The most significant verdict is the one against Krishna G Palepu, an independent director at Satyam when the Rajus were ruling the roost. Palepu is a much-regarded Harvard professor, and he has been asked to disgorge nearly half a million dollars in excess remuneration paid by the company. In rupees, the amount he has to return is Rs 2.66 crore - around $4,30,000.

The others, Vinod Dham, Mangalam Srinivasan, M Rammohan Rao, TR Prasad, and VS Raju were fined only Rs 20,000 each. The logic is not clear, unless they were paid far lower fees in comparison to the star independent director, Palepu.

Clearly, the message the verdict sends is that independent directors are paid to protect shareholder interests, and not just for putting in an appearance at board meetings and consuming snacks. This is especially true of the big names imported from Harvard and Ivy League institutions and top-notch US B-schools. Palepu is the Ross Graham Walker Professor of Business Administration at Harvard Business School and has been quoted often for his views on corporate governance .

Palepu's bio at Harvard has this to say: "In the area of corporate governance, Prof Palepu's work focuses on board engagement with strategy.Prof Palepu teaches in several HBS executive education programs aimed at members of corporate boards: 'Making corporate boards more effective', 'Audit committees in a new era of governance,' and 'Compensation committees: New challenges, new solutions.'"

Prof Palepu's first-hand experiences at Satyam would surely have added to his repertoire of what not to do on corporate governance.

The other message that comes from the SFIO case verdict is that punishments for gross transgressions of company law are simply inadequate. If the best the court could hand Ramalinga Raju for his crimes was six months in jail and a Rs 10 lakh fine, one wonders how this is ever going to deter the next Raju.

That a fraud on this scale happened in one of the most celebrated companies shows how little "independent" boards manage to accomplish. This suggests that in smaller companies that pass under the radar, frauds may be even more rampant, and difficult to track and bring to book. Clearly the law and the policing both need to change.

The most sobering message coming from the verdict is this: death by delay.

A financial crime that started with a voluntary confession by Raju on 7 January 2009 takes all of six years to find him guilty and send him to six months in prison and fine him some loose change.
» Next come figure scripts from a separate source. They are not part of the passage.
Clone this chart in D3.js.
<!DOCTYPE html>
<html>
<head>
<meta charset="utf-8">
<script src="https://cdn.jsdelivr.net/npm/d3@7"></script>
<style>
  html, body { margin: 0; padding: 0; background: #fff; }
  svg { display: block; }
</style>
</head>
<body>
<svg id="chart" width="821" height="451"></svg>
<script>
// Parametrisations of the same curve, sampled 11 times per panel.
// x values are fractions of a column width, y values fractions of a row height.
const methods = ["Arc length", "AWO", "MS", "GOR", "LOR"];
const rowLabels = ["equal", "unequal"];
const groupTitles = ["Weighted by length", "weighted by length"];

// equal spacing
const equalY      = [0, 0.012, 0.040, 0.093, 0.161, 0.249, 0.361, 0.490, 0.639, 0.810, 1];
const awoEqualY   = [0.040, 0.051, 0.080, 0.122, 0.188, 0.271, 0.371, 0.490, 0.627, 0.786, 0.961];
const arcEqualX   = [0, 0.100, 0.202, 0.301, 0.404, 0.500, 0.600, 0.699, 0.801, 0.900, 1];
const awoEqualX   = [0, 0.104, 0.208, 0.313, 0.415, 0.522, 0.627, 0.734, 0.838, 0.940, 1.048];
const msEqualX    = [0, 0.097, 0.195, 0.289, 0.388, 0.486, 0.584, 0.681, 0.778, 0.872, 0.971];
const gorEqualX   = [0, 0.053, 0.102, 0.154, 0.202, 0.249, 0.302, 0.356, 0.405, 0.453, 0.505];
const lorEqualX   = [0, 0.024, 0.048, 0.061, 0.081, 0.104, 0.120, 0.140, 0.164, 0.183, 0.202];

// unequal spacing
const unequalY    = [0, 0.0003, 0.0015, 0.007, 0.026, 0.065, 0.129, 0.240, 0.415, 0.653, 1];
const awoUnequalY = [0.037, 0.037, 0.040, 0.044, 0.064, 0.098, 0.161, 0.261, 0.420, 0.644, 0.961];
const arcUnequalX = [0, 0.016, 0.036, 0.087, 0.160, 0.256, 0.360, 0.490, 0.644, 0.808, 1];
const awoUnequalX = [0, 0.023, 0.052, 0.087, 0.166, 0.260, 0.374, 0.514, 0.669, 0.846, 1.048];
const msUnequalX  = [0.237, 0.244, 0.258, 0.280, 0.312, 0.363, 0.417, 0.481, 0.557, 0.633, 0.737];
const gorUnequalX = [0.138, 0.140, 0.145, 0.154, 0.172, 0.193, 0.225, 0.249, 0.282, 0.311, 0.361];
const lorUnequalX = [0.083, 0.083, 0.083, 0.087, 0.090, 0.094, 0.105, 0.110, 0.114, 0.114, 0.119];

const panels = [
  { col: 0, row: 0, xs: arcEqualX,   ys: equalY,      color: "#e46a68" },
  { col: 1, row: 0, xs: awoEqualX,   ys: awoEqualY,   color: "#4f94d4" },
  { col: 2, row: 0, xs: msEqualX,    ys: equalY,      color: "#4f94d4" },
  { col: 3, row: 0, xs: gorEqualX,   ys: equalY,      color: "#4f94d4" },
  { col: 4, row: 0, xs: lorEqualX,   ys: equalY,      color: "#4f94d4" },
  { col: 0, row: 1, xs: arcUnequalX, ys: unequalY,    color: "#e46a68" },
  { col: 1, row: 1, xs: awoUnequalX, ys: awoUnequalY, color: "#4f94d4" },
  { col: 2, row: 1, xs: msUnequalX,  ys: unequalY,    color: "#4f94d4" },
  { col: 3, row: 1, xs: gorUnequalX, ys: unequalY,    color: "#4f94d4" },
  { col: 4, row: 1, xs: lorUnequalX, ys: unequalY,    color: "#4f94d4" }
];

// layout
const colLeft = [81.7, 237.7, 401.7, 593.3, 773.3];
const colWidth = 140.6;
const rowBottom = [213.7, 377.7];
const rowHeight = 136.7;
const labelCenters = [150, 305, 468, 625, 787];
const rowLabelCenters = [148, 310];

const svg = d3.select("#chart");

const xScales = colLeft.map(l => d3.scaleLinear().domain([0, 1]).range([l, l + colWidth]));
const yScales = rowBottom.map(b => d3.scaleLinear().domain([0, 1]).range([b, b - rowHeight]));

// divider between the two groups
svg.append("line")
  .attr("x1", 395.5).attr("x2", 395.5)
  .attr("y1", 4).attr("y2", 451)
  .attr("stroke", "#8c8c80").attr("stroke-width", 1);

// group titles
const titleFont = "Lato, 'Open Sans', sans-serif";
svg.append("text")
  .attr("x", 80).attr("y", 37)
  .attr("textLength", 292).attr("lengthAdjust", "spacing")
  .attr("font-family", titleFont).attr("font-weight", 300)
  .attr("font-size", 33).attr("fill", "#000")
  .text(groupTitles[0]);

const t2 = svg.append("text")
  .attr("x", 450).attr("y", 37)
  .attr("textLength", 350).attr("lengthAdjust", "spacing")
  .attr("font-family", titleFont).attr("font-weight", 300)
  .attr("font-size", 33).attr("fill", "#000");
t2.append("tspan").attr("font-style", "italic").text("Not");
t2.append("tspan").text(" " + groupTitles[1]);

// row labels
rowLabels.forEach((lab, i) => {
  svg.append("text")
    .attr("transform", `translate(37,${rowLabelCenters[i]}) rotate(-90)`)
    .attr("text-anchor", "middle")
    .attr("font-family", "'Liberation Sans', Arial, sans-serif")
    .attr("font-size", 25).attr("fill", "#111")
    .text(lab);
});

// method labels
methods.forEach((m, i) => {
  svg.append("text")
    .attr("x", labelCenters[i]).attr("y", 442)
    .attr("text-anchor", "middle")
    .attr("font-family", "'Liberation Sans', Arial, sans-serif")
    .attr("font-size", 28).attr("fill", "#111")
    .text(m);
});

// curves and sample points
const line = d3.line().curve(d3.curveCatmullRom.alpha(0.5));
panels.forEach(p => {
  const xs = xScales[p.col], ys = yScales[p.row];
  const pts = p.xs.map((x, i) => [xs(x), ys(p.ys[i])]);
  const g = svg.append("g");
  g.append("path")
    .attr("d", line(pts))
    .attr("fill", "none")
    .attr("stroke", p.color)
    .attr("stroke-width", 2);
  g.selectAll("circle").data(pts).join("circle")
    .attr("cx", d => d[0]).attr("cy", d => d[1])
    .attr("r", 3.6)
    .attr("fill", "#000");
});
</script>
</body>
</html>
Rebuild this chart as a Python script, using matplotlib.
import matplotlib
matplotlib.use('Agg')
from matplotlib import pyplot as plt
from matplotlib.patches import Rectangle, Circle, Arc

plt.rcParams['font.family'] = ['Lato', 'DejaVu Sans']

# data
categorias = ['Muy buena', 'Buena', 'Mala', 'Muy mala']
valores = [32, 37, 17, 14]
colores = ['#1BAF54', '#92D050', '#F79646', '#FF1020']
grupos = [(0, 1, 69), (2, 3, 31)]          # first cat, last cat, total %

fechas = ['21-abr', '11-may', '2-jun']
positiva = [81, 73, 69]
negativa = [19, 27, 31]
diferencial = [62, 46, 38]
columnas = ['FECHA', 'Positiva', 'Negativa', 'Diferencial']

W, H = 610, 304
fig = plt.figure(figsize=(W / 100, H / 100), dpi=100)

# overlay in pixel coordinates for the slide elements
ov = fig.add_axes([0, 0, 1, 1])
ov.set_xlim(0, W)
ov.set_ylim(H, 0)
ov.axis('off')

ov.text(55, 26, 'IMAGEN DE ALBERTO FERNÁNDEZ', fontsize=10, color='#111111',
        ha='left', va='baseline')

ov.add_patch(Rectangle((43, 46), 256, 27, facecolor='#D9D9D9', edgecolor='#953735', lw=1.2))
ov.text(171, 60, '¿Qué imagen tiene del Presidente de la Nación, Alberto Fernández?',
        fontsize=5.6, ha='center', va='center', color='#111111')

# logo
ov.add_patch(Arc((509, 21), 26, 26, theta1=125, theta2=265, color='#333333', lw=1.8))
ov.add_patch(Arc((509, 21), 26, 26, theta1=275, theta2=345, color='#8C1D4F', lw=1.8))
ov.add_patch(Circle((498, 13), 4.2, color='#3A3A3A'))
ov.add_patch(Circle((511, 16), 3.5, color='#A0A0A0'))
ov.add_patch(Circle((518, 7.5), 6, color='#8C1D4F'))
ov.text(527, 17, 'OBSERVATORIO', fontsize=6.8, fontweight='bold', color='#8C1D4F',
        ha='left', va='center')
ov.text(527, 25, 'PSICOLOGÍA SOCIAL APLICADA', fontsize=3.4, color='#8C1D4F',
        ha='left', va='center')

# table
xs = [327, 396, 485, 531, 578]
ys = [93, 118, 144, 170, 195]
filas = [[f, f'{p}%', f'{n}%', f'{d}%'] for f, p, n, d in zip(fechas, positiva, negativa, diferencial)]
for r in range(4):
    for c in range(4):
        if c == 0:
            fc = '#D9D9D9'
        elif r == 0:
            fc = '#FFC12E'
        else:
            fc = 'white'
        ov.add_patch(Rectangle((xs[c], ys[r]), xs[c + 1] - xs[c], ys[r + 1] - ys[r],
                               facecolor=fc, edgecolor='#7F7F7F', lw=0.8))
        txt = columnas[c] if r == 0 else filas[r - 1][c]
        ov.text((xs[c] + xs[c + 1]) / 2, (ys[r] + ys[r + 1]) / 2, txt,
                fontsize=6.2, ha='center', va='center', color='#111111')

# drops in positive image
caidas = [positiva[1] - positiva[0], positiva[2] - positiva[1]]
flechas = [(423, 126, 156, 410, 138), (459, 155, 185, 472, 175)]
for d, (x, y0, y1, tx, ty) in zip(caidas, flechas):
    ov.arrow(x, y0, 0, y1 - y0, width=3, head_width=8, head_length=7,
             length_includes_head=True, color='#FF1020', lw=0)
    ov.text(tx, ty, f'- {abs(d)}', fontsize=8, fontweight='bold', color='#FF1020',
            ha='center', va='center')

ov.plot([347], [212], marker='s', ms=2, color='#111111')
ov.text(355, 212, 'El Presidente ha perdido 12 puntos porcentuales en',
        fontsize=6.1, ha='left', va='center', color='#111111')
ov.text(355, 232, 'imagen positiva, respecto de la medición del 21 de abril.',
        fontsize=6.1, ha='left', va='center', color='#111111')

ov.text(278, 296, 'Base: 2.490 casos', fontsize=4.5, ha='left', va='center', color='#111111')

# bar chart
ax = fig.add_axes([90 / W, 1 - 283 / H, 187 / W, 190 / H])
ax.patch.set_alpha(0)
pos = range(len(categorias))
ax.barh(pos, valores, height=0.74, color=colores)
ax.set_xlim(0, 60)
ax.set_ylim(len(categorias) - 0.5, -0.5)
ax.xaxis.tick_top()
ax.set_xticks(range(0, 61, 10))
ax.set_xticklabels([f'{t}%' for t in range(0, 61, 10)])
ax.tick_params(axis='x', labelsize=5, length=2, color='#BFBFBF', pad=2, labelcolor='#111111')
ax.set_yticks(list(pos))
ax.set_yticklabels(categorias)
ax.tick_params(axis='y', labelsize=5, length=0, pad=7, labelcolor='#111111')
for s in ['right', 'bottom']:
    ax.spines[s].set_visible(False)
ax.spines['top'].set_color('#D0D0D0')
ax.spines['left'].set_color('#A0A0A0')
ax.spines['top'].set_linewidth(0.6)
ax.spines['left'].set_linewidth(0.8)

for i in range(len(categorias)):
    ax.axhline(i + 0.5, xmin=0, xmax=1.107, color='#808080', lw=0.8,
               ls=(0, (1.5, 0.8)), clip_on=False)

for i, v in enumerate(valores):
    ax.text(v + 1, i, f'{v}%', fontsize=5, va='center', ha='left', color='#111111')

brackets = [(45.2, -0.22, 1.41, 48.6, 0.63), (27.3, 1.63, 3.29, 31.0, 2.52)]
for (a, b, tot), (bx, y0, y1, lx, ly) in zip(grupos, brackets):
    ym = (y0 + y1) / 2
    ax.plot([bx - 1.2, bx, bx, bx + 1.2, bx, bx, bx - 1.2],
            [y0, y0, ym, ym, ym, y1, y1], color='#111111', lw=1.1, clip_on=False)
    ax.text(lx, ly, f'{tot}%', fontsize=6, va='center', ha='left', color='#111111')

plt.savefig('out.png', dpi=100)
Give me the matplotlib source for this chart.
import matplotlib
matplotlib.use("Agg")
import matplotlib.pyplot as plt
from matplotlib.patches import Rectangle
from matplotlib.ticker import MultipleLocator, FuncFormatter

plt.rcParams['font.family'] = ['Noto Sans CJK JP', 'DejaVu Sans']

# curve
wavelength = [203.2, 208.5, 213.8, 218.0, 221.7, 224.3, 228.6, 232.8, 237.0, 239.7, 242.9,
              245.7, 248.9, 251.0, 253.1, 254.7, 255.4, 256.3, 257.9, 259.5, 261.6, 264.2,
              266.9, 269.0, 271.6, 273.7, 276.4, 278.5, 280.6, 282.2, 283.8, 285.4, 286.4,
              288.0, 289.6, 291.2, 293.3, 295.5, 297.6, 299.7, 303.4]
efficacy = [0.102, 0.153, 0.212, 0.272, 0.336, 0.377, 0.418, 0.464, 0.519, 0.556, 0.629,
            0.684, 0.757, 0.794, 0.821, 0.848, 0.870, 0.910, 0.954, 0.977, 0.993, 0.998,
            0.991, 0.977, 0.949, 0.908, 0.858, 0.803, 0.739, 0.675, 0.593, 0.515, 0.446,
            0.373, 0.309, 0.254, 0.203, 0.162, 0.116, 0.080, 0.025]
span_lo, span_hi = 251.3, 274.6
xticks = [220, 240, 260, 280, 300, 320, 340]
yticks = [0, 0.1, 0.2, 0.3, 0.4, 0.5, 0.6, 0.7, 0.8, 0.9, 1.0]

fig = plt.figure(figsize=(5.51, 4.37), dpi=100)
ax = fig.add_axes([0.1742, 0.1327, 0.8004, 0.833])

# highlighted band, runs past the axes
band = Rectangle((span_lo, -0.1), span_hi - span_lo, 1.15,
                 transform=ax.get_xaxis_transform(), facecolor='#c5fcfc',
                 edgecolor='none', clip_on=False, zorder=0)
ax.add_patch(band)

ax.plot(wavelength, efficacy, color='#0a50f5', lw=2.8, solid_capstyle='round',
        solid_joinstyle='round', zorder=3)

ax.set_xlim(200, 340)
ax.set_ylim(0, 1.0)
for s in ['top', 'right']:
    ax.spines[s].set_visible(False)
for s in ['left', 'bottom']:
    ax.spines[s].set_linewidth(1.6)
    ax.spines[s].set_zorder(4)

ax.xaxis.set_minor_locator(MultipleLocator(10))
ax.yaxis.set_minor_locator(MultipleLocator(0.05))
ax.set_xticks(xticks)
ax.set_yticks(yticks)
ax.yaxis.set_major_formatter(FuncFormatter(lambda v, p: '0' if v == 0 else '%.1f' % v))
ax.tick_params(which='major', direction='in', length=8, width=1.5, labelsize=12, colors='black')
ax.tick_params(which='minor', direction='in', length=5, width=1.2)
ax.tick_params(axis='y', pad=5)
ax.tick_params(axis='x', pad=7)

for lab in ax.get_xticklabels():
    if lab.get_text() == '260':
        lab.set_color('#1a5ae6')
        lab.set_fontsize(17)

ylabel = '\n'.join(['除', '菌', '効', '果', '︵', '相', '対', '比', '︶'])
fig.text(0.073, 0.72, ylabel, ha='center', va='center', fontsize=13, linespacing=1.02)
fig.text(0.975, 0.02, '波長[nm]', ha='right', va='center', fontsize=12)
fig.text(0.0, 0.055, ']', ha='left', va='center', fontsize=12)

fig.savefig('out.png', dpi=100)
Compare this with the minority shareholder cases involving Satyam which were resolved in the US and UK in 2011 and 2012 - two years ahead of us, when all the evidence rests here.

The only thing we did really, really fast was to get the two Raju companies sold quickly to the Mahindras and IL&FS - with the former taking the IT company and the latter the infrastructure company Maytas, which was the cause of Satyam's downfall. The reason can only be surmised: it was probably about erasing the trail that led from the Raju fraud to his political connections.

We are not quick to deliver justice, but we are super fast in erasing the trails that lead us to the culprits.